The European Central Bank is under fire for failing to take more aggressive measures to stimulate the economy as plummeting inflation in the euro zone turned into outright deflation in December, jeopardizing the fragile recovery.
Several economists and market strategists said the 0.2-per-cent annualized decline in consumer prices in the 19-country euro zone could not be attributed entirely to the 55-per-cent drop in oil prices since June.
The ECB, they implied, could not have been surprised by the negative inflation number and could have launched full-blown quantitative easing in the autumn. The central bank, led by president Mario Draghi, is now expected to do so at the next policy meeting, on Jan. 22, or shortly thereafter.
Jeremy Cook, chief economist at foreign exchange company World First, said in a research note that "what today's number has done is show the alarming lack of foresight that the ECB has exercised once again, and how close to the fire the European economy remains."
Euro zone inflation has been under 1 per cent, and falling, for more than a year. The December reading marked the first year-on-year fall since October, 2009, when the region was in a deep recession triggered by the financial crisis. The deflation figure released by Eurostat, the European Union's statistics agency, was worse than expected, as economists had forecast a 0.1 per cent fall in prices.
Nicholas Spiro, managing director in London of debt consultancy Spiro Sovereign Strategy, said the deflation figure does not reflect well on the ECB.
"For a central bank whose sole mandate is to maintain price stability by meeting its inflation target of just below 2 per cent, this is a severe blow to the credibility of Europe's monetary guardian. The onset of deflation in the euro zone is psychologically damaging, underscoring the severity of Europe's economic downturn and accentuating the 'Japanization' of the bloc."
While overall euro zone inflation was negative, core inflation, which excludes typically volatile energy and food prices, nudged up marginally to 0.8 per cent, year-on-year, giving the ECB a small measure of hope that the 0.2-per-cent deflation reading is a blip and not the start of a trend. Deflation can severely damage an economy if consumers and businesses think that prices will fall for some time. When that happens, the incentive is to delay purchases in the expectation that a product or service will become cheaper.
But with oil prices apparently unable yet to find a bottom, weak demand throughout the euro zone and continued high employment, some economists doubt the core inflation figure will tick up. ING Financial Markets economist Teunis Brosens said that "with substantial spare capacity in the euro zone, there is no reason whatsoever to assume this is the beginning of an upward trend."

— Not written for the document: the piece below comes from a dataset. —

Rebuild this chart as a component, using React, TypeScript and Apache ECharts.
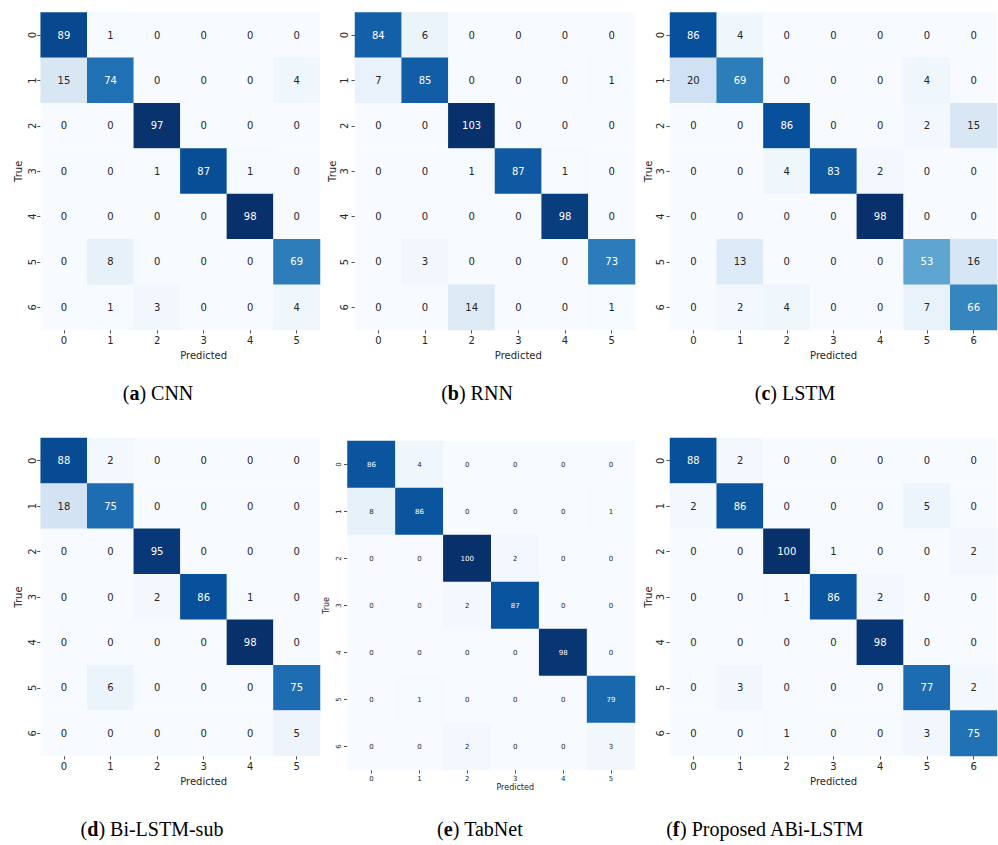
import React, { useEffect, useRef } from "react";
import * as echarts from "echarts";

const classLabels7 = ["0", "1", "2", "3", "4", "5", "6"];
const predLabels6 = ["0", "1", "2", "3", "4", "5"];

const cnnMatrix = [
  [89, 1, 0, 0, 0, 0],
  [15, 74, 0, 0, 0, 4],
  [0, 0, 97, 0, 0, 0],
  [0, 0, 1, 87, 1, 0],
  [0, 0, 0, 0, 98, 0],
  [0, 8, 0, 0, 0, 69],
  [0, 1, 3, 0, 0, 4],
];

const rnnMatrix = [
  [84, 6, 0, 0, 0, 0],
  [7, 85, 0, 0, 0, 1],
  [0, 0, 103, 0, 0, 0],
  [0, 0, 1, 87, 1, 0],
  [0, 0, 0, 0, 98, 0],
  [0, 3, 0, 0, 0, 73],
  [0, 0, 14, 0, 0, 1],
];

const lstmMatrix = [
  [86, 4, 0, 0, 0, 0, 0],
  [20, 69, 0, 0, 0, 4, 0],
  [0, 0, 86, 0, 0, 2, 15],
  [0, 0, 4, 83, 2, 0, 0],
  [0, 0, 0, 0, 98, 0, 0],
  [0, 13, 0, 0, 0, 53, 16],
  [0, 2, 4, 0, 0, 7, 66],
];

const biLstmSubMatrix = [
  [88, 2, 0, 0, 0, 0],
  [18, 75, 0, 0, 0, 0],
  [0, 0, 95, 0, 0, 0],
  [0, 0, 2, 86, 1, 0],
  [0, 0, 0, 0, 98, 0],
  [0, 6, 0, 0, 0, 75],
  [0, 0, 0, 0, 0, 5],
];

const tabNetMatrix = [
  [86, 4, 0, 0, 0, 0],
  [8, 86, 0, 0, 0, 1],
  [0, 0, 100, 2, 0, 0],
  [0, 0, 2, 87, 0, 0],
  [0, 0, 0, 0, 98, 0],
  [0, 1, 0, 0, 0, 79],
  [0, 0, 2, 0, 0, 3],
];

const proposedMatrix = [
  [88, 2, 0, 0, 0, 0, 0],
  [2, 86, 0, 0, 0, 5, 0],
  [0, 0, 100, 1, 0, 0, 2],
  [0, 0, 1, 86, 2, 0, 0],
  [0, 0, 0, 0, 98, 0, 0],
  [0, 3, 0, 0, 0, 77, 2],
  [0, 0, 1, 0, 0, 3, 75],
];

const captionLetters = ["a", "b", "c", "d", "e", "f"];
const captionNames = ["CNN", "RNN", "LSTM", "Bi-LSTM-sub", "TabNet", "Proposed ABi-LSTM"];

const BLUES = [
  "#f7fbff", "#deebf7", "#c6dbef", "#9ecae1", "#6baed6",
  "#4292c6", "#2171b5", "#08519c", "#08306b",
];

function hexToRgb(h: string) {
  const n = parseInt(h.slice(1), 16);
  return [(n >> 16) & 255, (n >> 8) & 255, n & 255];
}

function bluesAt(t: number) {
  const tt = Math.max(0, Math.min(1, t));
  const pos = tt * (BLUES.length - 1);
  const i = Math.min(BLUES.length - 2, Math.floor(pos));
  const f = pos - i;
  const a = hexToRgb(BLUES[i]);
  const b = hexToRgb(BLUES[i + 1]);
  return a.map((v, k) => v + (b[k] - v) * f);
}

function textColorFor(t: number) {
  const rgb = bluesAt(t).map((v) => {
    const c = v / 255;
    return c <= 0.03928 ? c / 12.92 : Math.pow((c + 0.055) / 1.055, 2.4);
  });
  const lum = 0.2126 * rgb[0] + 0.7152 * rgb[1] + 0.0722 * rgb[2];
  return lum > 0.408 ? "#262626" : "#ffffff";
}

type Panel = {
  matrix: number[][];
  left: number;
  top: number;
  width: number;
  height: number;
  font: number;
  titleFont: number;
  yMargin: number;
  xMargin: number;
  nameGapX: number;
  nameGapY: number;
  shiftPredicted: boolean;
};

const panels: Panel[] = [
  { matrix: cnnMatrix, left: 40.7, top: 12.5, width: 279.3, height: 317.5, font: 10, titleFont: 10, yMargin: 3, xMargin: 5, nameGapX: 20, nameGapY: 17, shiftPredicted: true },
  { matrix: rnnMatrix, left: 355, top: 12.5, width: 280, height: 317.5, font: 10, titleFont: 10, yMargin: 6, xMargin: 5, nameGapX: 20, nameGapY: 18, shiftPredicted: true },
  { matrix: lstmMatrix, left: 670, top: 12.5, width: 327, height: 317.5, font: 10, titleFont: 10, yMargin: 4.5, xMargin: 5, nameGapX: 20, nameGapY: 17, shiftPredicted: false },
  { matrix: biLstmSubMatrix, left: 40.7, top: 438, width: 279.3, height: 318, font: 10, titleFont: 10, yMargin: 3, xMargin: 5, nameGapX: 20, nameGapY: 17, shiftPredicted: true },
  { matrix: tabNetMatrix, left: 347.5, top: 441, width: 287.5, height: 329, font: 7, titleFont: 8, yMargin: 5, xMargin: 5, nameGapX: 13, nameGapY: 17, shiftPredicted: true },
  { matrix: proposedMatrix, left: 670, top: 438, width: 327, height: 318, font: 10, titleFont: 10, yMargin: 4.5, xMargin: 5, nameGapX: 20, nameGapY: 17, shiftPredicted: false },
];

const captionPos = [
  { x: 158, y: 393 },
  { x: 477, y: 393 },
  { x: 795, y: 393 },
  { x: 152, y: 829 },
  { x: 480, y: 829 },
  { x: 765, y: 829 },
];

export default function App() {
  const ref = useRef<HTMLDivElement>(null);

  useEffect(() => {
    if (!ref.current) return;
    const chart = echarts.init(ref.current, undefined, { renderer: "svg" });
    const FONT = "DejaVu Sans";
    const tickColor = "#262626";

    const grid: any[] = [];
    const xAxis: any[] = [];
    const yAxis: any[] = [];
    const series: any[] = [];
    const visualMap: any[] = [];

    panels.forEach((p, i) => {
      const nCols = p.matrix[0].length;
      const cellW = p.width / nCols;
      const maxV = Math.max(...p.matrix.flat());
      const minV = Math.min(...p.matrix.flat());
      grid.push({ left: p.left, top: p.top, width: p.width, height: p.height, containLabel: false });
      xAxis.push({
        type: "category",
        gridIndex: i,
        data: nCols === 7 ? classLabels7 : predLabels6,
        name: "Predicted",
        nameLocation: "middle",
        nameGap: p.nameGapX,
        nameTextStyle: {
          fontFamily: FONT,
          fontSize: p.titleFont,
          color: tickColor,
          padding: p.shiftPredicted ? [0, 0, 0, cellW] : 0,
        },
        axisLine: { show: false },
        axisTick: { show: true, alignWithLabel: true, length: 3.5, lineStyle: { color: tickColor, width: 0.8 } },
        axisLabel: { fontFamily: FONT, fontSize: p.font, color: tickColor, margin: p.xMargin },
        splitLine: { show: false },
        splitArea: { show: false },
      });
      yAxis.push({
        type: "category",
        gridIndex: i,
        inverse: true,
        data: classLabels7,
        name: "True",
        nameLocation: "middle",
        nameGap: p.nameGapY,
        nameRotate: 90,
        nameTextStyle: { fontFamily: FONT, fontSize: p.titleFont, color: tickColor },
        axisLine: { show: false },
        axisTick: { show: true, alignWithLabel: true, length: 3.5, lineStyle: { color: tickColor, width: 0.8 } },
        axisLabel: { fontFamily: FONT, fontSize: p.font, color: tickColor, rotate: 90, margin: p.yMargin },
        splitLine: { show: false },
        splitArea: { show: false },
      });
      const data: any[] = [];
      p.matrix.forEach((row, r) => {
        row.forEach((v, c) => {
          const t = (v - minV) / (maxV - minV);
          data.push({ value: [c, r, v], label: { color: textColorFor(t) } });
        });
      });
      series.push({
        type: "heatmap",
        xAxisIndex: i,
        yAxisIndex: i,
        data,
        label: { show: true, fontFamily: FONT, fontSize: p.font },
        itemStyle: { borderWidth: 0 },
        emphasis: { disabled: true },
      });
      visualMap.push({
        type: "continuous",
        show: false,
        seriesIndex: i,
        dimension: 2,
        min: minV,
        max: maxV,
        inRange: { color: BLUES },
      });
    });

    const graphic: any[] = captionPos.map((pos, i) => ({
      type: "text",
      x: pos.x,
      y: pos.y,
      style: {
        text: "({b|" + captionLetters[i] + "}) " + captionNames[i],
        fontFamily: "Liberation Serif",
        fontSize: 20,
        fill: "#000",
        textAlign: "center",
        textVerticalAlign: "middle",
        rich: {
          b: { fontFamily: "Liberation Serif", fontSize: 20, fontWeight: "bold", fill: "#000" },
        },
      },
    }));

    chart.setOption({
      animation: false,
      backgroundColor: "#ffffff",
      grid,
      xAxis,
      yAxis,
      visualMap,
      series,
      graphic,
    });

    return () => chart.dispose();
  }, []);

  return (
    <div
      ref={ref}
      style={{ position: "absolute", left: 0, top: 0, width: 998, height: 845 }}
    />
  );
}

The euro zone's excess spare capacity was highlighted Wednesday by fresh data showing unemployment stuck at 11.5 per cent in November. The figure, while high, masked substantial variations across the region. Unemployment in Italy, the third largest economy, hit a record 13.4 per cent in November while youth unemployment climbed slightly to 43.9 per cent. But German unemployment fell to a record low of 6.5 per cent in December, reinforcing fears that the euro zone is firmly divided between the relatively wealthy north and the increasingly poor south.
If Mr. Draghi launches full-blown quantitative easing in the next month or two, it may be too little too late as low oil puts continued downward pressure on prices. A limited form of quantitative easing, in the form of the purchase of covered bonds and asset-backed securities, was introduced in the autumn, to little effect. Inflation kept falling. Even negative interest rates implemented by the ECB – charging banks to park overnight money at the bank – failed to do the trick.
John Muellbauer, economics professor at Oxford University, thinks U.S.-style quantitative easing is unlikely to have the same success in Europe as it did in the United States. In an analysis carried by the Voxeu.org economists' site last month, he observed that in Germany and in France, total liquid household assets are far larger than household debt, "so much so that lower policy rates translate into lower deposit rates, and reduce total household spending – the opposite of what occurs [under quantitative easing] in the U.S. and the U.K."
He also found that Europeans are less invested in the stock market than Americans. In the United States, quantitative easing helped to lift share values, boosting consumer spending. The effect of share price rises in Europe would be muted in comparison. If the ECB is to print money, he suggests a more efficient way to boost the economy would be through depositing a handout of €500 in the bank accounts of adult citizens.